* [Exercise objective]: Copy out the listing exactly.

* [Excerpted records]:

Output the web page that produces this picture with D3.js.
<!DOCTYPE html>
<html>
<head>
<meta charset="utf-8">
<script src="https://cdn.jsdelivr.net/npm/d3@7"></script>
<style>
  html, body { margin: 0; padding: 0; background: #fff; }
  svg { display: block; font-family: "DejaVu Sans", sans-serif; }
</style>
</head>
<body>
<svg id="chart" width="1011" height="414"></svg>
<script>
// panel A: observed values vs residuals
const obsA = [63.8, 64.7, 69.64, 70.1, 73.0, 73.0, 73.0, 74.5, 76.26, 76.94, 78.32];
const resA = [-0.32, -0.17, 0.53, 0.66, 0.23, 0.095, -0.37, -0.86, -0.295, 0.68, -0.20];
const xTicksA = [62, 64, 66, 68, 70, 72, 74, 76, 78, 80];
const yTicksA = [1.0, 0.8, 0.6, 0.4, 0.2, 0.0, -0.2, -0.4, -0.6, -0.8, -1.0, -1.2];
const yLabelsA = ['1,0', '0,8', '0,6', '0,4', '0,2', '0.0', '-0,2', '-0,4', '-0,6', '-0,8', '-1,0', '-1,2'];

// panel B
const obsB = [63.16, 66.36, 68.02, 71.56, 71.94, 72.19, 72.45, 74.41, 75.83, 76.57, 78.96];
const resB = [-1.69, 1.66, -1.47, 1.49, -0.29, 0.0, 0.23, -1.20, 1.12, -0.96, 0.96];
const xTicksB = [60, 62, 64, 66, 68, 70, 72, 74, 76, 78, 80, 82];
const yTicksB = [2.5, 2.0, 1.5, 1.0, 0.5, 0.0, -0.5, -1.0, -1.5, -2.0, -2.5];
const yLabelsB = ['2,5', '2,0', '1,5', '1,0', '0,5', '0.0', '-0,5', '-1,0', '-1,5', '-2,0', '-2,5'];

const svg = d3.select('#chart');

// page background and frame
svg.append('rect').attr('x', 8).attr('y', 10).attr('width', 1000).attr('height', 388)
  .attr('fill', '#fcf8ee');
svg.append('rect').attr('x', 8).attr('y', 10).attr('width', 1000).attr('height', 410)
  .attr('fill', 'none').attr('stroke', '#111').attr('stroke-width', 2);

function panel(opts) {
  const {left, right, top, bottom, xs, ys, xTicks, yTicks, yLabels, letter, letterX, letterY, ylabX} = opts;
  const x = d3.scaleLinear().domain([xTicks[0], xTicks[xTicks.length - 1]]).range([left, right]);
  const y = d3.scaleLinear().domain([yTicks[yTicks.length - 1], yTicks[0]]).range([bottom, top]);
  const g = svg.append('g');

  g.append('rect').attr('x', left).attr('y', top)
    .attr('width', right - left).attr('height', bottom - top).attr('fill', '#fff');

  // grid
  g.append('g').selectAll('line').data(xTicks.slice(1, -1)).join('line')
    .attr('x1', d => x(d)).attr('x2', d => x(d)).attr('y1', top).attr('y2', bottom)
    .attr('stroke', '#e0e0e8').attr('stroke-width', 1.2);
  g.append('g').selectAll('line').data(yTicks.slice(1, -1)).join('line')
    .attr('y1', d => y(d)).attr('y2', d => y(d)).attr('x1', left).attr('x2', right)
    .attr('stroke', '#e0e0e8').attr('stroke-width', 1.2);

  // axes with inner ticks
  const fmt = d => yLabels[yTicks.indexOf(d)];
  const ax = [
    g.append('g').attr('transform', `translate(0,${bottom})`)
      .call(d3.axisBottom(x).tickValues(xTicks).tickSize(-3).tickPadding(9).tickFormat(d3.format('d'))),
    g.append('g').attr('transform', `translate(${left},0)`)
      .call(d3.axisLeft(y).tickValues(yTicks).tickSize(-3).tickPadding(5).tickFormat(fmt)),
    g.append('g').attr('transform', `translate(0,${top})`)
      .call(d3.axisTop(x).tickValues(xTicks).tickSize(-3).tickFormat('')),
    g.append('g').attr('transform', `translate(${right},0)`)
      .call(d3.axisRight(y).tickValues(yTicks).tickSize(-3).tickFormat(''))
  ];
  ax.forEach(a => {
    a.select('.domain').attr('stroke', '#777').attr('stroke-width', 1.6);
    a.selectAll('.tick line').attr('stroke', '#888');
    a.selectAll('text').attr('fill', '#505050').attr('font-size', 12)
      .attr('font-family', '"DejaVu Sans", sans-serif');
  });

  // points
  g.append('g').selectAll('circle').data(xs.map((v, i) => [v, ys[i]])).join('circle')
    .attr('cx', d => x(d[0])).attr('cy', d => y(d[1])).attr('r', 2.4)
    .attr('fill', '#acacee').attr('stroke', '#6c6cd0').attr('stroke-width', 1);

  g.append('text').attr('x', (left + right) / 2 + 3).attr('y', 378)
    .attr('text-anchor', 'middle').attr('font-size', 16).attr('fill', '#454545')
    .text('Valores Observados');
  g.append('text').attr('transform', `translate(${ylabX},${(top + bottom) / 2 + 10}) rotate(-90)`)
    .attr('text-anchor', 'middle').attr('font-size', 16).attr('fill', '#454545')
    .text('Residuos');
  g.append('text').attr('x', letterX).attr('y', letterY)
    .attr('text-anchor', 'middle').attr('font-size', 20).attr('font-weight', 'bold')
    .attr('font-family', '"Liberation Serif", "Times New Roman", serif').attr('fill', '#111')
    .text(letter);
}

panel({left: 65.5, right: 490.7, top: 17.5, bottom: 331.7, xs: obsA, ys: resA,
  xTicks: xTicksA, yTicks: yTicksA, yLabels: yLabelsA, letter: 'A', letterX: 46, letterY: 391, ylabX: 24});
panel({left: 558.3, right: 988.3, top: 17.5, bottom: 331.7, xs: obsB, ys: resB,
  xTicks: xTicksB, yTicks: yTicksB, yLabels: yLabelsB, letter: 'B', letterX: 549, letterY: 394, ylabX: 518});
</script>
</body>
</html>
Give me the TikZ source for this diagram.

* [Answer for this exercise]:
Output the web page that produces this picture with D3.js.
<!DOCTYPE html>
<html>
<head>
<meta charset="utf-8">
<script src="https://cdn.jsdelivr.net/npm/d3@7"></script>
<style>
  html, body { margin: 0; padding: 0; background: #fff; }
  svg { display: block; font-family: "DejaVu Sans", sans-serif; }
</style>
</head>
<body>
<svg id="chart" width="1011" height="414"></svg>
<script>
// panel A: observed values vs residuals
const obsA = [63.8, 64.7, 69.64, 70.1, 73.0, 73.0, 73.0, 74.5, 76.26, 76.94, 78.32];
const resA = [-0.32, -0.17, 0.53, 0.66, 0.23, 0.095, -0.37, -0.86, -0.295, 0.68, -0.20];
const xTicksA = [62, 64, 66, 68, 70, 72, 74, 76, 78, 80];
const yTicksA = [1.0, 0.8, 0.6, 0.4, 0.2, 0.0, -0.2, -0.4, -0.6, -0.8, -1.0, -1.2];
const yLabelsA = ['1,0', '0,8', '0,6', '0,4', '0,2', '0.0', '-0,2', '-0,4', '-0,6', '-0,8', '-1,0', '-1,2'];

// panel B
const obsB = [63.16, 66.36, 68.02, 71.56, 71.94, 72.19, 72.45, 74.41, 75.83, 76.57, 78.96];
const resB = [-1.69, 1.66, -1.47, 1.49, -0.29, 0.0, 0.23, -1.20, 1.12, -0.96, 0.96];
const xTicksB = [60, 62, 64, 66, 68, 70, 72, 74, 76, 78, 80, 82];
const yTicksB = [2.5, 2.0, 1.5, 1.0, 0.5, 0.0, -0.5, -1.0, -1.5, -2.0, -2.5];
const yLabelsB = ['2,5', '2,0', '1,5', '1,0', '0,5', '0.0', '-0,5', '-1,0', '-1,5', '-2,0', '-2,5'];

const svg = d3.select('#chart');

// page background and frame
svg.append('rect').attr('x', 8).attr('y', 10).attr('width', 1000).attr('height', 388)
  .attr('fill', '#fcf8ee');
svg.append('rect').attr('x', 8).attr('y', 10).attr('width', 1000).attr('height', 410)
  .attr('fill', 'none').attr('stroke', '#111').attr('stroke-width', 2);

function panel(opts) {
  const {left, right, top, bottom, xs, ys, xTicks, yTicks, yLabels, letter, letterX, letterY, ylabX} = opts;
  const x = d3.scaleLinear().domain([xTicks[0], xTicks[xTicks.length - 1]]).range([left, right]);
  const y = d3.scaleLinear().domain([yTicks[yTicks.length - 1], yTicks[0]]).range([bottom, top]);
  const g = svg.append('g');

  g.append('rect').attr('x', left).attr('y', top)
    .attr('width', right - left).attr('height', bottom - top).attr('fill', '#fff');

  // grid
  g.append('g').selectAll('line').data(xTicks.slice(1, -1)).join('line')
    .attr('x1', d => x(d)).attr('x2', d => x(d)).attr('y1', top).attr('y2', bottom)
    .attr('stroke', '#e0e0e8').attr('stroke-width', 1.2);
  g.append('g').selectAll('line').data(yTicks.slice(1, -1)).join('line')
    .attr('y1', d => y(d)).attr('y2', d => y(d)).attr('x1', left).attr('x2', right)
    .attr('stroke', '#e0e0e8').attr('stroke-width', 1.2);

  // axes with inner ticks
  const fmt = d => yLabels[yTicks.indexOf(d)];
  const ax = [
    g.append('g').attr('transform', `translate(0,${bottom})`)
      .call(d3.axisBottom(x).tickValues(xTicks).tickSize(-3).tickPadding(9).tickFormat(d3.format('d'))),
    g.append('g').attr('transform', `translate(${left},0)`)
      .call(d3.axisLeft(y).tickValues(yTicks).tickSize(-3).tickPadding(5).tickFormat(fmt)),
    g.append('g').attr('transform', `translate(0,${top})`)
      .call(d3.axisTop(x).tickValues(xTicks).tickSize(-3).tickFormat('')),
    g.append('g').attr('transform', `translate(${right},0)`)
      .call(d3.axisRight(y).tickValues(yTicks).tickSize(-3).tickFormat(''))
  ];
  ax.forEach(a => {
    a.select('.domain').attr('stroke', '#777').attr('stroke-width', 1.6);
    a.selectAll('.tick line').attr('stroke', '#888');
    a.selectAll('text').attr('fill', '#505050').attr('font-size', 12)
      .attr('font-family', '"DejaVu Sans", sans-serif');
  });

  // points
  g.append('g').selectAll('circle').data(xs.map((v, i) => [v, ys[i]])).join('circle')
    .attr('cx', d => x(d[0])).attr('cy', d => y(d[1])).attr('r', 2.4)
    .attr('fill', '#acacee').attr('stroke', '#6c6cd0').attr('stroke-width', 1);

  g.append('text').attr('x', (left + right) / 2 + 3).attr('y', 378)
    .attr('text-anchor', 'middle').attr('font-size', 16).attr('fill', '#454545')
    .text('Valores Observados');
  g.append('text').attr('transform', `translate(${ylabX},${(top + bottom) / 2 + 10}) rotate(-90)`)
    .attr('text-anchor', 'middle').attr('font-size', 16).attr('fill', '#454545')
    .text('Residuos');
  g.append('text').attr('x', letterX).attr('y', letterY)
    .attr('text-anchor', 'middle').attr('font-size', 20).attr('font-weight', 'bold')
    .attr('font-family', '"Liberation Serif", "Times New Roman", serif').attr('fill', '#111')
    .text(letter);
}

panel({left: 65.5, right: 490.7, top: 17.5, bottom: 331.7, xs: obsA, ys: resA,
  xTicks: xTicksA, yTicks: yTicksA, yLabels: yLabelsA, letter: 'A', letterX: 46, letterY: 391, ylabX: 24});
panel({left: 558.3, right: 988.3, top: 17.5, bottom: 331.7, xs: obsB, ys: resB,
  xTicks: xTicksB, yTicks: yTicksB, yLabels: yLabelsB, letter: 'B', letterX: 549, letterY: 394, ylabX: 518});
</script>
</body>
</html>
Give me the TikZ source for this diagram.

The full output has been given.